John Mayall, in missione per conto del blues
Nei primi anni '60 alcuni grandi bluesmen neri che suonavano in acustico nel Delta e in elettrico a Chicago faticavano a ottenere un concerto fuori dal loro ghetto, eppure accendevano l'immaginazione di alcuni giovani musicisti bianchi in Inghilterra. Soprattutto quella di Cyril Davies Alexis Korner e John Mayall.
Quest’ultimo - nato a Macclesfield, cresciuto a Manchester e figlio di un buon chitarrista jazz - divenne presto autodidatta in pianoforte, chitarra e armonica.
Frequentato il junior art college, nel 1956 fondò i Powerhouse Four, un gruppo R&B; lavorò poi come vetrinista per un grande magazzino prima, in un'agenzia pubblicitaria poi e, infine, rispose alla chiamata dell'esercito che lo spedì a combattere in Corea.
Rientrato in patria a 29 anni, prima formò i Blues Syndicate a Manchester e poi, persuaso da Alexis Korner a trasferirsi a Londra, nel 1963 diede vita nella capitale ai Bluesbreakers.
Fu così che divenne il Padrino del Blues Britannico.
Mayall, Korner e Davies facevano parte della scena trad jazz: il loro interesse per il blues nacque qui e si diffuse in Inghilterra – che diversamente dall’America non era segregata razzialmente – perché quella musica parlava ai ragazzi britannici senza i preconcetti che la limitavano nella terra madre.
L’idolo e mentore di John Mayall fu JB Lenoir, che gli insegnò a cantare della sua vita e del suo tempo più ancora di bluesmen di maggiore caratura come Elmore James e Freddie King. Il messaggio, il metodo, lo spirito del blues divennero e restarono parte integrante dell’arte di Mayall, al punto che la veemenza nell’esecuzione e la padronanza del genere gli valsero il rispetto incondizionato dei migliori musicisti e maestri del Delta e di Chicago.
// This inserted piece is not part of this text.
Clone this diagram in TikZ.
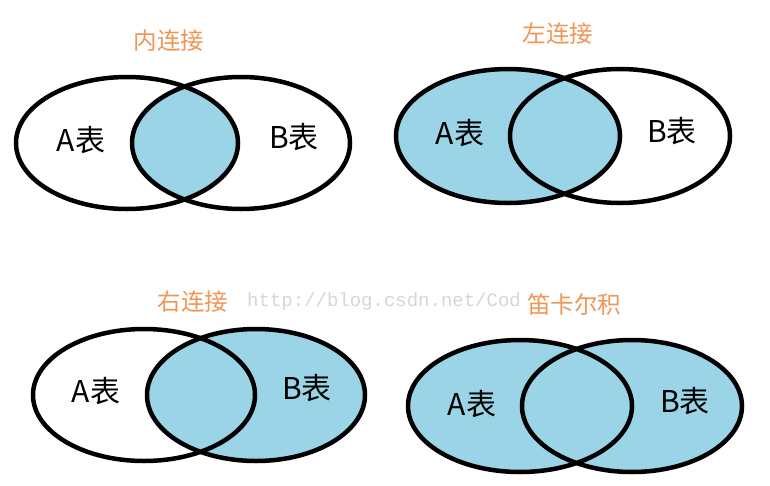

La sua qualità si condensa al meglio in "Blues from Laurel Canyon", "Bare Wires" e "Looking Back", prodotti quando verso la fine degli anni '60 si trasferì in California: negli album alcuni tributi ai suoi eroi si mescolano a originali dai quali emerge un suo suono inimitabile e fondamentale. La magia di appartenere alla tradizione senza essere legato in particolare a nessuno.
Ma, a quel punto, la sua vicenda artistica era già mito da anni.
Il suo primo album, il live "John Mayall plays John Mayall", era uscito nel 1965. Poi, nel 1966, Mayall pubblicò un secondo album – “Blues Breakers” – in partnership cone un giovane chitarrista tormentato che suonava la Gibson come Dio. Noto ai più come “The Beano Album” (“Beano” era il fumetto che Slow Hand leggeva sulla copertina del disco), il disco fece prima la storia del genere, poi divenne il vero “blue print” dello stile chitarristico blues britannico e infine, come è giusto che sia, divenne leggenda.
Eric Clapton non sarebbe stato che la prima presenza illustre e iconica della mitica formazione di Mayall, che nel tempo avrebbe incluso anche Jack Bruce (poi con Clapton e Ginger Baker nei Cream), Peter Green, Mick Fleetwood e John McVie (futuri Fleetwood Mac), Mick Taylor (futuro compare di Keith Richards nel periodo d’oro dei Rolling Stones), Keef Hartley e Aynsley Dunbar.
Chiunque fosse qualcuno nel blues britannico ruotava dell'orbita di Mayall.
Una volta diventato il Padrino del genere oltre Manica, utilizzò la sua posizione per attirare l'attenzione su artisti ingiustamente meno conosciuti.
Mentore, musicista, autore, polistrumentista. Ma, forse, soprattutto bandleader, un maestro nell’amalgama di un suono blues che risultava perfetto per il talento disponibile al momento.
John Mayall è vissuto in missione per conto del blues molto prima che il concetto fosse fatto proprio in maniera ilare e geniale da John Belushi e Dan Aykroyd.
E quella missione era scolpita proprio nel nome della sua band: così come “to break a record” significava far conoscere un disco, i Bluesbreakers erano coloro che affermano il blues, potremmo dire.